= Steve Buckley (journalist) =

American journalist

Steve Buckley (born 1956) is an American journalist and long-time sports writer who formerly wrote for the Boston Herald. In 2018, he joined sports website The Athletic.

== Career ==
Buckley started his career at the Westfield Evening News and later moved to the Portland Press Herald. He was a regular columnist with the Boston Herald from 1995 to 2018, contributing to the paper's Sports section. In 2018, he joined sports website The Athletic. His columns often used historical perspective drawn from a diverse variety of sources. He joined Boston Sports radio station WEEI in 1993 and has been a regular on the station's The Big Show since its debut in 1995. He also makes regular appearances on New England Sports Tonight on CSN New England and on WBZ-TV's "Sports Final". Prior to joining the Herald, he was a columnist with the National Sports Daily. Buckley is a member of the Baseball Writers' Association of America.

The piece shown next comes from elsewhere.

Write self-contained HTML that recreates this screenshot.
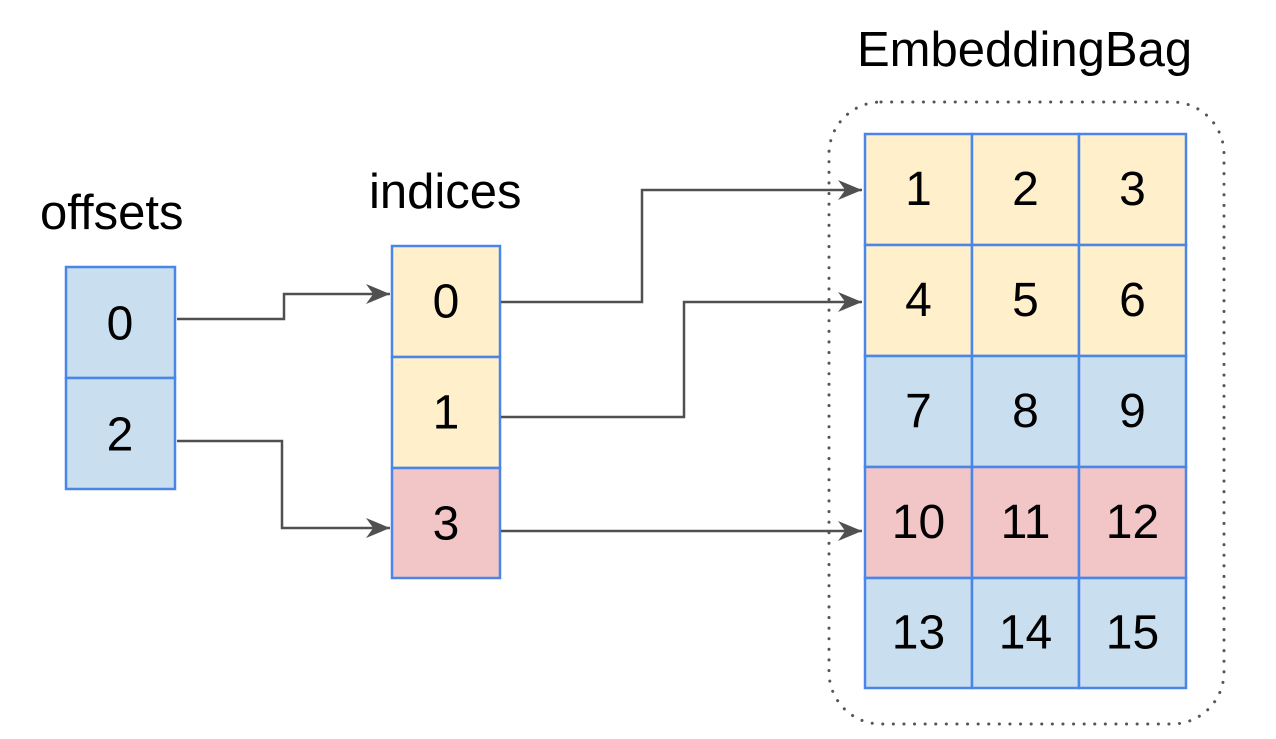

In 1999 he wrote and produced I'll be Seeing You: An American Story of World War II, a one-hour documentary, for NECN. He received a New England Emmy for best sports feature in 1998. He has been a frequent guest on SportsDesk on NESN.

In addition to his regular columns, he has written numerous articles for Boston Magazine, Yankee Magazine, and other periodicals, as well as several books. Red Sox: Where Have You Gone? appeared in 2005. With Jim Caple, he authored The Best Boston Sports Arguments (2006). His book Wicked Good Year (2009) chronicled the Celtics, Red Sox, and Patriots during the 2007 season.

Beyond writing, Buckley hosted a WEEI podcast Two Outs from 2017 to 2018 with fellow gay Boston sportswriter Alex Reimer. The two men would publish two episodes of the podcast each month discussing topical LGBTQ+ issues in sports.

Buckley organizes a yearly event: The Old Time Baseball Game, played at St. Peter's Field in Cambridge, MA. The game celebrates the U.S. national pastime as it was played around the turn of the century. The game is noted for the collection of authentic wool uniforms.

== Biography ==
A native of Cambridge, Buckley is a 1978 graduate of the University of Massachusetts Amherst and started his newspaper career at the Westfield Evening News. He currently lives in Somerville, MA.

In a column that appeared in the January 6, 2011 edition of the Boston Herald, Buckley came out as gay. He spent the afternoon as a guest host on WEEI's "The Big Show" addressing callers and explaining his column from that morning.